8.2 Category definitions: HS chapters

The five SHAP categories are a property of the HS code, not of the technology. They follow standard HS chapter groupings and were verified to be perfectly consistent across techs — zero cases of the same HS code assigned to different categories for different technologies.

SHAP Category	HS Chapters	Examples
Chemicals	28–39	Inorganic/organic chemicals, plastics, polymers, paints, photographic materials
Electronics	85	Electrical machinery, semiconductors, instruments
Machinery	84, 86–96	Mechanical appliances, optical/measuring instruments, vehicles
Metals	26, 71–83	Ores, iron/steel, copper, aluminium, precious metals
Industrial Materials	25, 27, 44, 68–70	Minerals, petroleum, wood, ceramics, glass
Other	1–24	Agricultural commodities, food (mainly biofuel feedstocks)

These two columns (shap_category, shap_category_source) have been added to data/green_dict/green_dictionary.csv — the master HS code reference file — for all 605 entries. 373 rows carry a pc_features source (directly confirmed by the ML model’s above-threshold SHAP values); the remaining 232 are chapter_inferred.

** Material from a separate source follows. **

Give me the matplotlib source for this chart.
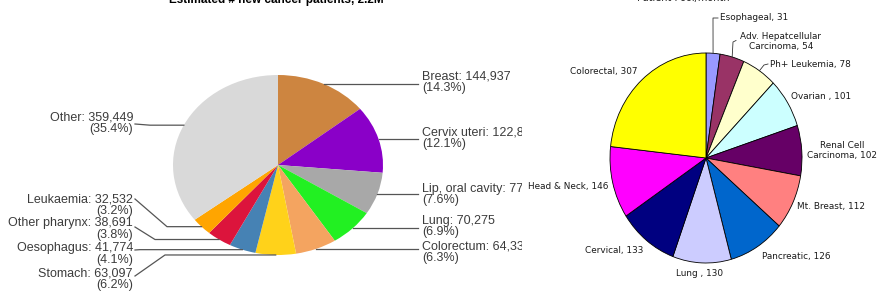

8.3 Magnitude, not product count

A cluster’s need is set by how much competitive producers rely on it, not by how many HS codes sit in it. Because the target share (§2) sums the competitive-class signed SHAP rather than counting features, a category resting on a single highly diagnostic input — Industrial Materials is often just one raw material, e.g. quartz sand for Solar — is neither inflated nor dismissed, and a category spanning many minor codes is not flattered. This is the substantive difference from a count-based reading, and it is what moves cores like Solar’s from a many-coded cluster to Electronics (§5).

9 Critical Limitation: Macro Features Excluded from the Radar

The model uses two types of features. For Solar, ordered by shap_mean_z:

The six macro indicators — FDI inflows, trade openness, tariff measures, industry GDP share, total GDP, and manufacturing share — collectively account for 16% of total SHAP weight for Solar, yet they are excluded from the radar because they do not map to a product category.

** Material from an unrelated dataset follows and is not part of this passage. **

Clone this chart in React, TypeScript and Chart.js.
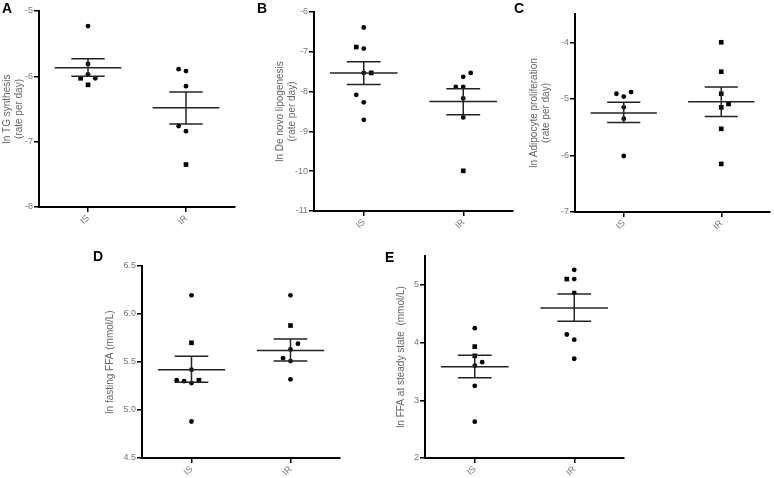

The winners’-recipe target (§2) is therefore built over the HS-based clusters only, and the five target shares sum to 100% of the HS-product portion of the winners’ recipe — not of total model importance. If the macro block were shown as a sixth axis, the five product axes would together shrink by roughly 16%.

Warning

Implication for interpretation. The radar shows capability gaps in tradeable product categories. It does not capture the role of FDI attraction, trade openness, or manufacturing depth — which the model finds at least as important as any product category. A country could close all five product gaps and still score poorly if it lacks the macro-economic conditions the model relies on. The radar is a necessary but not sufficient diagnostic.

10 Relationship to the ML Pipeline

For fuller context see:

ML Pipeline Explainer — end-to-end walkthrough of the Random Forest, SHAP computation, and PC scores for a non-technical audience.
ML Pipeline Review — critical review of SHAP feature importance, RCA data coverage, and the SHAP ↔︎ trade correlation.

10.1 Data lineage

NZIPL Python ML pipeline
  features: product-level RCA + 6 macro indicators
  target:   RCA > 1 per product (binary)
  train RF → SHAP per (country, year, feature)         ← signed contributions
        └─► raw_signed/                                (regen_shap.py)

target_profile_prep.py
  reconstruct RCA>1 "competitive" class per country-year (CICE trade)
  ├─ winners' recipe: mean signed SHAP over RCA>1 → target_weight  (need, §2)
  └─ country's recent signed SHAP ÷ target_weight  → achieved      (achievement, §3)
        └─► analysis/ml/shap_gap_by_country_cluster.csv
              ← the frontier (need) + green fill (achievement) of the radar

Note on country specificity. The need (target_weight) is a shared frontier — identical for India and Germany on a given tech, by design. All country-specific signal is in achieved, whose numerator is the country’s own competitive-class signed SHAP — so the green fill already differs across countries without any separate per-country SHAP export. See target_profile.qmd for the full construction and ml_replication.qmd for the audit that motivated it.